PROMPT
Retype exactly what runs from the first line of the data to the line with "const cobitisY = [0.29, 0.34, 0.37, 0.41];", keeping both of those lines and skipping pictures.

>> start LISTING

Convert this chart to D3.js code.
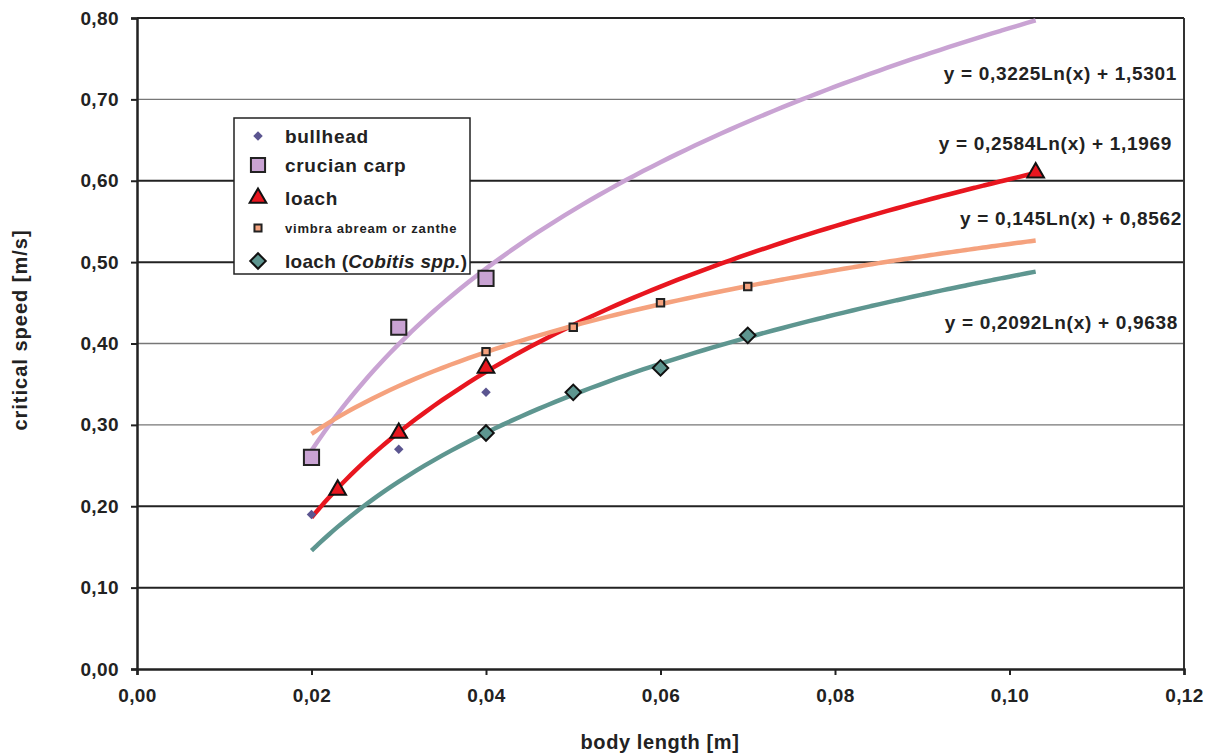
<!DOCTYPE html>
<html>
<head>
<meta charset="utf-8">
<script src="https://cdn.jsdelivr.net/npm/d3@7.9.0/dist/d3.min.js"></script>
<style>
  body { margin: 0; background: #fff; }
  svg text { font-family: "Liberation Sans", Arial, sans-serif; font-weight: bold; fill: #222; }
</style>
</head>
<body>
<svg id="chart" width="1216" height="756"></svg>
<script>
// observed points
const bullheadX = [0.02, 0.03, 0.04];
const bullheadY = [0.19, 0.27, 0.34];
const crucianX = [0.02, 0.03, 0.04];
const crucianY = [0.26, 0.42, 0.48];
const loachX = [0.023, 0.03, 0.04, 0.103];
const loachY = [0.22, 0.29, 0.37, 0.61];
const vimbraX = [0.04, 0.05, 0.06, 0.07];
const vimbraY = [0.39, 0.42, 0.45, 0.47];
const cobitisX = [0.04, 0.05, 0.06, 0.07];
const cobitisY = [0.29, 0.34, 0.37, 0.41];

// log trendlines y = a ln(x) + b, as printed on the chart
const trendNames = ['crucian', 'loach', 'vimbra', 'cobitis'];
const trendA = [0.3225, 0.2584, 0.145, 0.2092];
const trendB = [1.5301, 1.1969, 0.8562, 0.9638];
const trendLabels = ['y = 0,3225Ln(x) + 1,5301', 'y = 0,2584Ln(x) + 1,1969',
  'y = 0,145Ln(x) + 0,8562', 'y = 0,2092Ln(x) + 0,9638'];
const trendRange = [0.02, 0.103];

const xTicks = [0, 0.02, 0.04, 0.06, 0.08, 0.10, 0.12];
const yTicks = [0, 0.1, 0.2, 0.3, 0.4, 0.5, 0.6, 0.7, 0.8];
const darkGrid = [0.1, 0.2, 0.5, 0.6, 0.8];

const colors = {
  bullhead: '#5b5590', crucian: '#c9a3d3', loach: '#e8161f',
  vimbra: '#f5a27e', cobitis: '#5e9690'
};

const svg = d3.select('#chart');
const m = { left: 137, right: 1184, top: 18, bottom: 669 };
const x = d3.scaleLinear().domain([0, 0.12]).range([m.left, m.right]);
const y = d3.scaleLinear().domain([0, 0.8]).range([m.bottom, m.top]);
const fmt = d => d3.format('.2f')(d).replace('.', ',');

// grid
svg.append('g').selectAll('line')
  .data(yTicks.filter(d => d > 0))
  .enter().append('line')
  .attr('x1', m.left).attr('x2', m.right)
  .attr('y1', d => y(d)).attr('y2', d => y(d))
  .attr('stroke', d => darkGrid.includes(d) ? '#222' : '#777')
  .attr('stroke-width', d => darkGrid.includes(d) ? 2 : 1.3);

// right border
svg.append('line').attr('x1', m.right).attr('x2', m.right)
  .attr('y1', m.top).attr('y2', m.bottom).attr('stroke', '#333').attr('stroke-width', 2);

// axes
const yAxis = svg.append('g').attr('transform', `translate(${m.left},0)`)
  .call(d3.axisLeft(y).tickValues(yTicks).tickFormat(fmt).tickSize(6).tickPadding(12));
const xAxis = svg.append('g').attr('transform', `translate(0,${m.bottom})`)
  .call(d3.axisBottom(x).tickValues(xTicks).tickFormat(fmt).tickSize(6).tickPadding(14));
[yAxis, xAxis].forEach(g => {
  g.select('.domain').attr('stroke', '#222').attr('stroke-width', 2.5);
  g.selectAll('.tick line').attr('stroke', '#222').attr('stroke-width', 2);
  g.selectAll('.tick text').style('font-size', '19px').attr('fill', '#222')
    .style('letter-spacing', '0.4px')
    .style('font-family', '"Liberation Sans", Arial, sans-serif').style('font-weight', 'bold');
});

// axis titles
svg.append('text').attr('x', 660).attr('y', 749).attr('text-anchor', 'middle')
  .style('font-size', '20px').style('letter-spacing', '0.6px').text('body length [m]');
svg.append('text').attr('transform', 'translate(27,330) rotate(-90)')
  .attr('text-anchor', 'middle').style('font-size', '20px').style('letter-spacing', '1px')
  .text('critical speed [m/s]');

// trendlines
const line = d3.line().x(d => x(d[0])).y(d => y(d[1])).curve(d3.curveMonotoneX);
trendNames.forEach((name, i) => {
  const pts = d3.range(trendRange[0], trendRange[1] + 1e-9, 0.001)
    .map(v => [v, trendA[i] * Math.log(v) + trendB[i]]);
  svg.append('path').datum(pts).attr('d', line)
    .attr('fill', 'none').attr('stroke', colors[name]).attr('stroke-width', 4.5);
});

// markers
const sym = (type, size) => d3.symbol().type(type).size(size)();
function drawPoints(xs, ys, type, size, fill, stroke, rot) {
  svg.append('g').selectAll('path').data(xs).enter().append('path')
    .attr('transform', (d, i) => `translate(${x(d)},${y(ys[i])}) rotate(${rot || 0})`)
    .attr('d', sym(type, size))
    .attr('fill', fill).attr('stroke', stroke || 'none').attr('stroke-width', 2);
}
drawPoints(crucianX, crucianY, d3.symbolSquare, 230, colors.crucian, '#222');
drawPoints(loachX, loachY, d3.symbolTriangle, 120, colors.loach, '#111');
drawPoints(vimbraX, vimbraY, d3.symbolSquare, 55, colors.vimbra, '#222');
drawPoints(cobitisX, cobitisY, d3.symbolSquare, 120, colors.cobitis, '#111', 45);
drawPoints(bullheadX, bullheadY, d3.symbolSquare, 45, colors.bullhead, null, 45);

// equation labels
const eqPos = [[1177, 80], [1172, 150], [1182, 225], [1178, 329]];
trendLabels.forEach((t, i) => {
  svg.append('text').attr('x', eqPos[i][0]).attr('y', eqPos[i][1])
    .attr('text-anchor', 'end').style('font-size', '19px').style('letter-spacing', '0.7px').text(t);
});

// legend
const legend = svg.append('g');
legend.append('rect').attr('x', 234).attr('y', 118).attr('width', 236).attr('height', 156)
  .attr('fill', '#fff').attr('stroke', '#222').attr('stroke-width', 1.5);
const legendItems = [
  { label: 'bullhead', type: d3.symbolSquare, size: 45, rot: 45, fill: colors.bullhead, stroke: 'none', fs: 19 },
  { label: 'crucian carp', type: d3.symbolSquare, size: 200, rot: 0, fill: colors.crucian, stroke: '#222', fs: 19 },
  { label: 'loach', type: d3.symbolTriangle, size: 120, rot: 0, fill: colors.loach, stroke: '#111', fs: 19 },
  { label: 'vimbra abream or zanthe', type: d3.symbolSquare, size: 50, rot: 0, fill: colors.vimbra, stroke: '#222', fs: 13 },
  { label: 'loach (Cobitis spp.)', type: d3.symbolSquare, size: 120, rot: 45, fill: colors.cobitis, stroke: '#111', fs: 19 }
];
const rowY = [136, 165, 198, 228, 261];
const rowSpacing = ['0.7px', '0.7px', '0.7px', '0.8px', '0.3px'];
legendItems.forEach((d, i) => {
  legend.append('path').attr('transform', `translate(258,${rowY[i]}) rotate(${d.rot})`)
    .attr('d', sym(d.type, d.size)).attr('fill', d.fill)
    .attr('stroke', d.stroke).attr('stroke-width', 2);
  const t = legend.append('text').attr('x', 285).attr('y', rowY[i] + d.fs * 0.36)
    .style('font-size', d.fs + 'px').style('letter-spacing', rowSpacing[i]);
  if (i === 4) {
    t.append('tspan').text('loach (');
    t.append('tspan').style('font-style', 'italic').text('Cobitis spp.');
    t.append('tspan').text(')');
  } else {
    t.text(d.label);
  }
});
</script>
</body>
</html>
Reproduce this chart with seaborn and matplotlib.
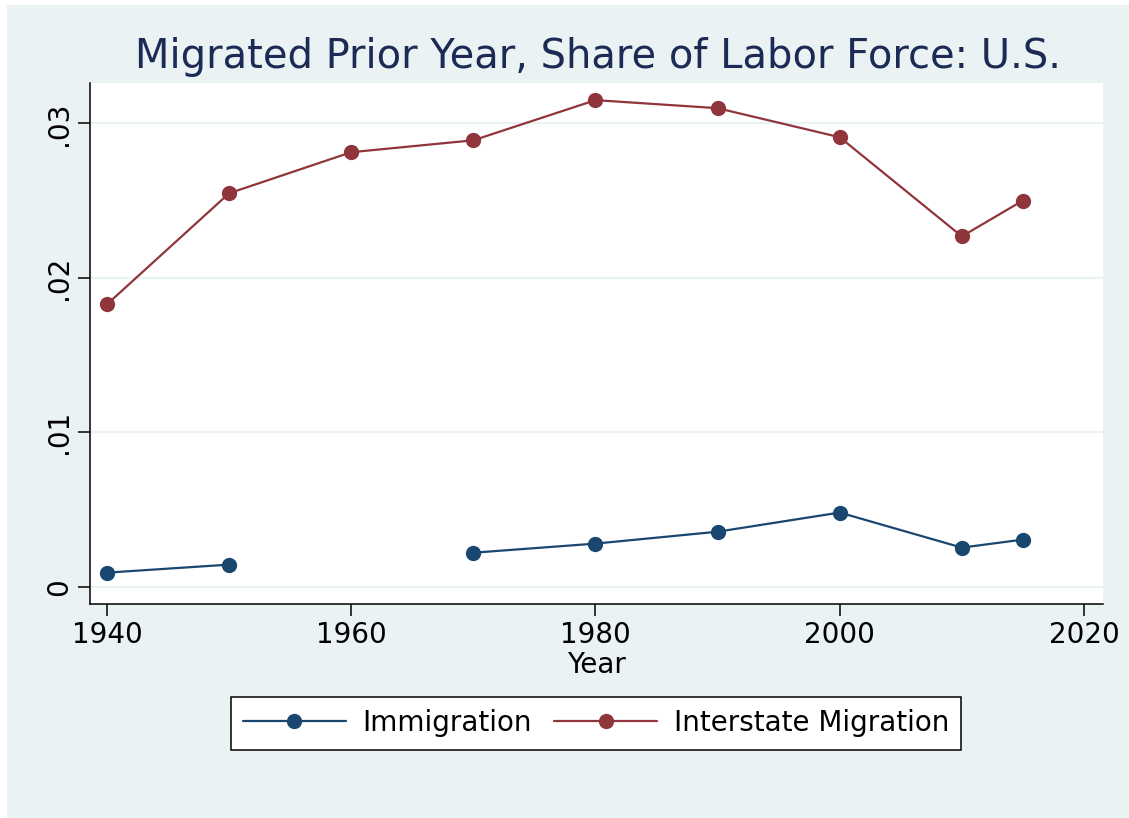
"""Migrated prior year, share of labor force (Stata s2color look)."""

import matplotlib

matplotlib.use("Agg")

import matplotlib.pyplot as plt
import numpy as np
import pandas as pd
import seaborn as sns
from matplotlib.lines import Line2D
from matplotlib.patches import Rectangle

years = [1940, 1950, 1960, 1970, 1980, 1990, 2000, 2010, 2015]
immigration = [0.00091, 0.00143, np.nan, 0.0022, 0.00279, 0.00356, 0.0048, 0.00253, 0.00305]
interstate = [0.01828, 0.02547, 0.02813, 0.0289, 0.0315, 0.03098, 0.0291, 0.02268, 0.0250]
series_names = ["Immigration", "Interstate Migration"]
y_ticks = [0, 0.01, 0.02, 0.03]
y_ticklabels = ["0", ".01", ".02", ".03"]
x_ticks = [1940, 1960, 1980, 2000, 2020]

NAVY = "#1a476f"
MAROON = "#90353b"
BG = "#eaf2f3"
TITLE_COLOR = "#1c2b55"

frames = []
for name, vals in zip(series_names, [immigration, interstate]):
    d = pd.DataFrame({"Year": years, "value": vals, "series": name})
    # break the line where a value is missing
    d["segment"] = d["value"].isna().cumsum()
    frames.append(d.dropna())
df = pd.concat(frames, ignore_index=True)
df["unit"] = df["series"] + "_" + df["segment"].astype(str)

sns.set_theme(style="white")
plt.rcParams["font.family"] = ["DejaVu Sans"]
plt.rcParams["text.color"] = "black"
plt.rcParams["axes.labelcolor"] = "black"
plt.rcParams["xtick.color"] = "black"
plt.rcParams["ytick.color"] = "black"

fig = plt.figure(figsize=(11.29, 8.18), dpi=100, facecolor="white")
fig.patches.append(Rectangle((7 / 1129, 0), 1, 1 - 5 / 818, transform=fig.transFigure,
                             facecolor=BG, edgecolor="none", zorder=-10))
ax = fig.add_axes([90 / 1129, 1 - 604 / 818, 1013 / 1129, 521 / 818])
ax.set_facecolor("white")

palette = {"Immigration": NAVY, "Interstate Migration": MAROON}
sns.lineplot(data=df, x="Year", y="value", hue="series", units="unit", estimator=None,
             palette=palette, marker="o", markersize=11, markeredgewidth=0,
             linewidth=1.6, legend=False, ax=ax)

ax.set_xlim(1938.61, 2021.56)
ax.set_ylim(-0.00112, 0.03261)
ax.set_yticks(y_ticks)
ax.set_yticklabels(y_ticklabels, rotation=90, va="center", fontsize=20)
ax.set_xticks(x_ticks)
ax.set_xticklabels([str(t) for t in x_ticks], fontsize=20)
ax.tick_params(axis="both", which="major", length=8.5, width=1.1, color="black",
               labelcolor="black", direction="out", bottom=True, left=True, pad=4)
ax.yaxis.grid(True, color=BG, linewidth=1.6)
ax.xaxis.grid(False)
for side in ["top", "right"]:
    ax.spines[side].set_visible(False)
for side in ["left", "bottom"]:
    ax.spines[side].set_color("black")
    ax.spines[side].set_linewidth(1.1)

ax.set_xlabel("Year", fontsize=20, labelpad=1, color="black")
ax.set_ylabel("")

fig.text(598 / 1129, 1 - 57 / 818, "Migrated Prior Year, Share of Labor Force: U.S.",
         ha="center", va="center", fontsize=28.8, color=TITLE_COLOR)

handles = [Line2D([], [], color=palette[n], marker="o", markersize=11, markeredgewidth=0,
                  linewidth=1.6) for n in series_names]
leg = fig.legend(handles, series_names, loc="center", bbox_to_anchor=(596 / 1129, 1 - 723 / 818),
                 ncol=2, fontsize=20, frameon=True, fancybox=False, handlelength=3.7,
                 columnspacing=0.8, handletextpad=0.6, borderpad=0.45, borderaxespad=0)
leg.get_frame().set_edgecolor("black")
leg.get_frame().set_linewidth(1.1)
leg.get_frame().set_facecolor("white")
leg.get_frame().set_alpha(1)
for t in leg.get_texts():
    t.set_color("black")

fig.savefig("out.png", dpi=100, facecolor=fig.get_facecolor())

>> end LISTING

EXPECTED ANSWER
Convert this chart to D3.js code.
<!DOCTYPE html>
<html>
<head>
<meta charset="utf-8">
<script src="https://cdn.jsdelivr.net/npm/d3@7.9.0/dist/d3.min.js"></script>
<style>
  body { margin: 0; background: #fff; }
  svg text { font-family: "Liberation Sans", Arial, sans-serif; font-weight: bold; fill: #222; }
</style>
</head>
<body>
<svg id="chart" width="1216" height="756"></svg>
<script>
// observed points
const bullheadX = [0.02, 0.03, 0.04];
const bullheadY = [0.19, 0.27, 0.34];
const crucianX = [0.02, 0.03, 0.04];
const crucianY = [0.26, 0.42, 0.48];
const loachX = [0.023, 0.03, 0.04, 0.103];
const loachY = [0.22, 0.29, 0.37, 0.61];
const vimbraX = [0.04, 0.05, 0.06, 0.07];
const vimbraY = [0.39, 0.42, 0.45, 0.47];
const cobitisX = [0.04, 0.05, 0.06, 0.07];
const cobitisY = [0.29, 0.34, 0.37, 0.41];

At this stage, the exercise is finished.